# Changing food is it worth it?



## zigzag (Oct 4, 2011)

I have been feeding Canidae ALS 44lb bag at $51.00 this feed has been great and I would stay with it, but my dealer is now 35 minutes away. So is Purina Pro Plan Performance 37.5lb bag at $47.00 A good choice to switch? Or would you just make the drive once a month?

Here is the Stats.
Canidae ALS
http://www.canidae.com/dogs/all_life_stages/dry.html

Purina pro plan performance
http://www.proplan.com/dry-dog-food/performance-formula/default.aspx


----------



## dmak (Jul 25, 2012)

I wouldn't change. 35 min drive ain't bad.

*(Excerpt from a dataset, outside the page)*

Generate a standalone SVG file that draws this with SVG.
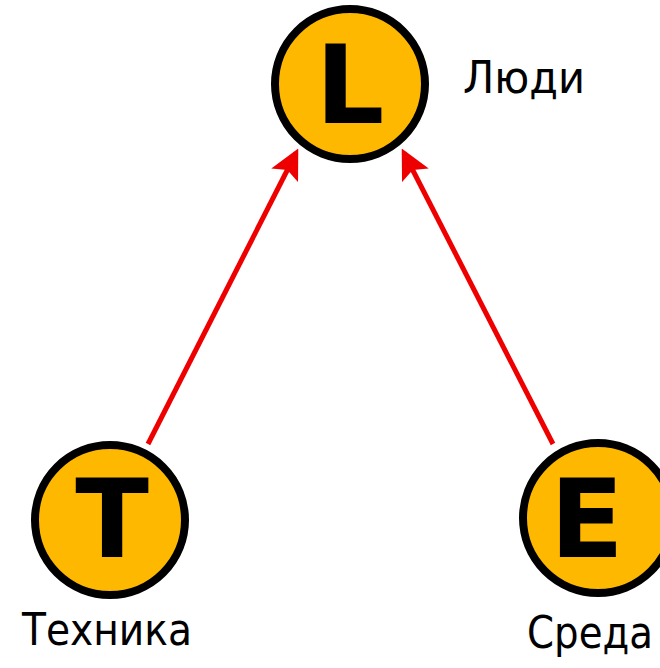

I'd consider splurging and getting 2-3 bags per trip if travel time is an issue


----------



## zigzag (Oct 4, 2011)

It is true, that the cost or convenience is minimal at best. Well its actually a unit diffrence of <$4.50 Purina pro plan performance ALS. Calculating drive at 16MPG its a wash... So for convenience am I sacrificing qulity?


----------



## dmak (Jul 25, 2012)

Have you ever considered buying online? Free shipping from amazon. I prefer the best possible food I can get for my guy. I started on blue wilderness, but switched to taste of the wild because its cheaper and virtually the same ingredients 

http://www.amazon.com/Canidae-Stage...e=UTF8&qid=1352078062&sr=8-1&keywords=canidae


----------